Part I of this analysis examined the foundational enforcement gap arising when multinational enterprises deploy legal, audit, compliance, finance, security, and investigative personnel into high-risk jurisdictions without an integrated framework connecting corporate duty of care, travel-risk governance, trafficking prevention, occupational safety, human rights due diligence, and transnational criminal enforcement.
Part II turns from legal architecture to governance failure. Anti-corruption investigations, forced criminality, cyber-enabled trafficking, whistleblower retaliation, organized crime, human rights due diligence, evidence preservation, and legal ethics increasingly overlap. The compliance professional sent abroad may be a potential witness, internal investigator, custodian of evidence, protected reporter, or target of intimidation.

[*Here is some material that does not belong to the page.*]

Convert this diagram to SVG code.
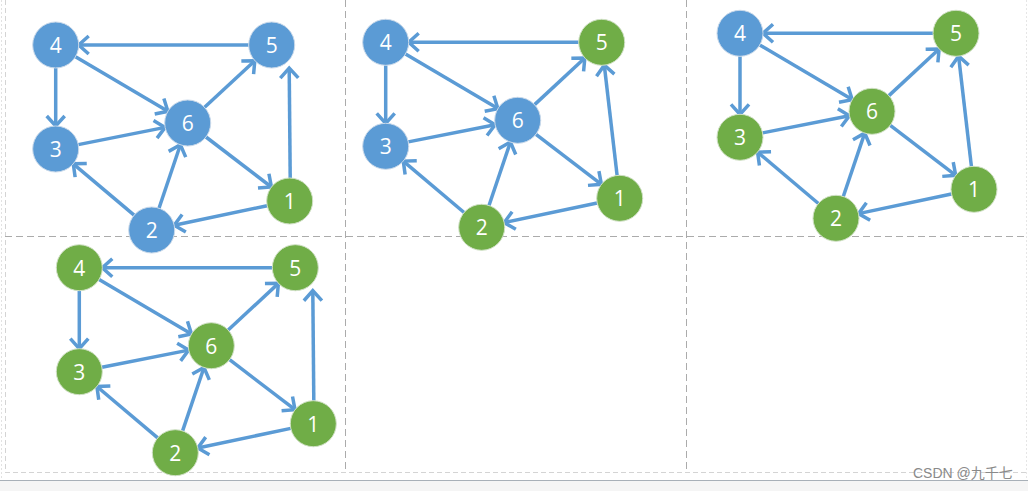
<svg xmlns="http://www.w3.org/2000/svg" xmlns:xlink="http://www.w3.org/1999/xlink" width="1028" height="491" viewBox="0 0 1028 491">
<style>
.grid{stroke:#ababab;stroke-width:1;stroke-dasharray:7 4;fill:none}
.light{stroke:#d4d4d4;stroke-width:1;stroke-dasharray:5 3;fill:none}
.edge{stroke:#5B9BD5;stroke-width:3.5;fill:none;marker-end:url(#arr)}
.b{fill:#5B9BD5;stroke:#c9d9ea;stroke-width:1}
.g{fill:#70AD47;stroke:#cfe0c4;stroke-width:1}
.lbl{font-family:"Open Sans","Liberation Sans",sans-serif;font-size:21px;fill:#ffffff;text-anchor:middle;dominant-baseline:central}
.wm{font-family:"Liberation Sans","Noto Sans CJK SC",sans-serif;font-size:14px;fill:#8a8a8a}
</style>
<defs>
<marker id="arr" markerUnits="userSpaceOnUse" markerWidth="22" markerHeight="22" refX="12" refY="11" orient="auto" viewBox="0 0 22 22">
<path d="M2,2 L12,11 L2,20" fill="none" stroke="#5B9BD5" stroke-width="3.5"/>
</marker>
<g id="edges">
<line class="edge" x1="193" y1="0" x2="23" y2="0"/>
<line class="edge" x1="0" y1="23" x2="0" y2="81"/>
<line class="edge" x1="19.8" y1="11.7" x2="112.2" y2="66.3"/>
<line class="edge" x1="22.6" y1="99.6" x2="109.4" y2="82.4"/>
<line class="edge" x1="78.4" y1="170.2" x2="17.6" y2="118.8"/>
<line class="edge" x1="103.3" y1="163.2" x2="124.7" y2="99.8"/>
<line class="edge" x1="148.9" y1="62.3" x2="199.1" y2="15.7"/>
<line class="edge" x1="150.3" y1="92" x2="215.7" y2="142"/>
<line class="edge" x1="211.5" y1="160.7" x2="118.5" y2="180.3"/>
</g>
</defs>
<rect x="0" y="0" width="1028" height="491" fill="#ffffff"/>
<g id="frame">
<line x1="1.5" y1="0" x2="1.5" y2="480" stroke="#e2e2e2" stroke-dasharray="2 2"/>
<line x1="1026.5" y1="0" x2="1026.5" y2="480" stroke="#e6e6e6" stroke-dasharray="2 2"/>
<line class="light" x1="5.5" y1="0" x2="5.5" y2="472"/>
<line class="light" x1="5" y1="472.5" x2="1028" y2="472.5"/>
<line class="grid" x1="345.5" y1="0" x2="345.5" y2="469"/>
<line class="grid" x1="686.5" y1="0" x2="686.5" y2="469"/>
<line class="grid" x1="5" y1="236.5" x2="1028" y2="236.5"/>
<rect x="0" y="480" width="1028" height="11" fill="#f5f5f5"/>
<line x1="0" y1="480.5" x2="1028" y2="480.5" stroke="#a8b0b8" stroke-width="1.2"/>
</g>
<g id="connectors">
<g transform="translate(55.7,45)"><use xlink:href="#edges"/><line class="edge" x1="234.5" y1="133" x2="233.5" y2="23"/></g>
<g transform="translate(385.7,42.3)"><use xlink:href="#edges"/><line class="edge" x1="231.4" y1="133.1" x2="218.6" y2="22.9"/></g>
<g transform="translate(740,33.3)"><use xlink:href="#edges"/><line class="edge" x1="231.4" y1="133.1" x2="218.6" y2="22.9"/></g>
<g transform="translate(79.3,267.7)"><use xlink:href="#edges"/><line class="edge" x1="234.5" y1="133" x2="233.5" y2="23"/></g>
</g>
<g id="panel1" transform="translate(55.7,45)">
<g id="p1n4"><circle class="b" cx="0" cy="0" r="23"/><text class="lbl" x="0" y="0">4</text></g>
<g id="p1n5"><circle class="b" cx="216" cy="0" r="23"/><text class="lbl" x="216" y="0">5</text></g>
<g id="p1n3"><circle class="b" cx="0" cy="104" r="23"/><text class="lbl" x="0" y="104">3</text></g>
<g id="p1n6"><circle class="b" cx="132" cy="78" r="23"/><text class="lbl" x="132" y="78">6</text></g>
<g id="p1n1"><circle class="g" cx="234" cy="156" r="23"/><text class="lbl" x="234" y="156">1</text></g>
<g id="p1n2"><circle class="b" cx="96" cy="185" r="23"/><text class="lbl" x="96" y="185">2</text></g>
</g>
<g id="panel2" transform="translate(385.7,42.3)">
<g id="p2n4"><circle class="b" cx="0" cy="0" r="23"/><text class="lbl" x="0" y="0">4</text></g>
<g id="p2n5"><circle class="g" cx="216" cy="0" r="23"/><text class="lbl" x="216" y="0">5</text></g>
<g id="p2n3"><circle class="b" cx="0" cy="104" r="23"/><text class="lbl" x="0" y="104">3</text></g>
<g id="p2n6"><circle class="b" cx="132" cy="78" r="23"/><text class="lbl" x="132" y="78">6</text></g>
<g id="p2n1"><circle class="g" cx="234" cy="156" r="23"/><text class="lbl" x="234" y="156">1</text></g>
<g id="p2n2"><circle class="g" cx="96" cy="185" r="23"/><text class="lbl" x="96" y="185">2</text></g>
</g>
<g id="panel3" transform="translate(740,33.3)">
<g id="p3n4"><circle class="b" cx="0" cy="0" r="23"/><text class="lbl" x="0" y="0">4</text></g>
<g id="p3n5"><circle class="g" cx="216" cy="0" r="23"/><text class="lbl" x="216" y="0">5</text></g>
<g id="p3n3"><circle class="g" cx="0" cy="104" r="23"/><text class="lbl" x="0" y="104">3</text></g>
<g id="p3n6"><circle class="g" cx="132" cy="78" r="23"/><text class="lbl" x="132" y="78">6</text></g>
<g id="p3n1"><circle class="g" cx="234" cy="156" r="23"/><text class="lbl" x="234" y="156">1</text></g>
<g id="p3n2"><circle class="g" cx="96" cy="185" r="23"/><text class="lbl" x="96" y="185">2</text></g>
</g>
<g id="panel4" transform="translate(79.3,267.7)">
<g id="p4n4"><circle class="g" cx="0" cy="0" r="23"/><text class="lbl" x="0" y="0">4</text></g>
<g id="p4n5"><circle class="g" cx="216" cy="0" r="23"/><text class="lbl" x="216" y="0">5</text></g>
<g id="p4n3"><circle class="g" cx="0" cy="104" r="23"/><text class="lbl" x="0" y="104">3</text></g>
<g id="p4n6"><circle class="g" cx="132" cy="78" r="23"/><text class="lbl" x="132" y="78">6</text></g>
<g id="p4n1"><circle class="g" cx="234" cy="156" r="23"/><text class="lbl" x="234" y="156">1</text></g>
<g id="p4n2"><circle class="g" cx="96" cy="185" r="23"/><text class="lbl" x="96" y="185">2</text></g>
</g>
<text class="wm" x="913" y="478">CSDN @九千七</text>
</svg>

The question is whether the company has a governance system capable of protecting the people whose independence, judgment, documentation, and professional courage make enforcement possible.
The more difficult question is whether foreseeable danger, inadequate mitigation, or retaliatory deployment may later become evidence of deficient internal controls, weak compliance culture, negligent supervision, obstruction, or failure to preserve evidence. In that sense, high-risk deployment is not only an operational concern. It may become part of the record in a cross-border investigation, shareholder dispute, employment claim, whistleblower proceeding, anti-corruption matter, or human rights due diligence review.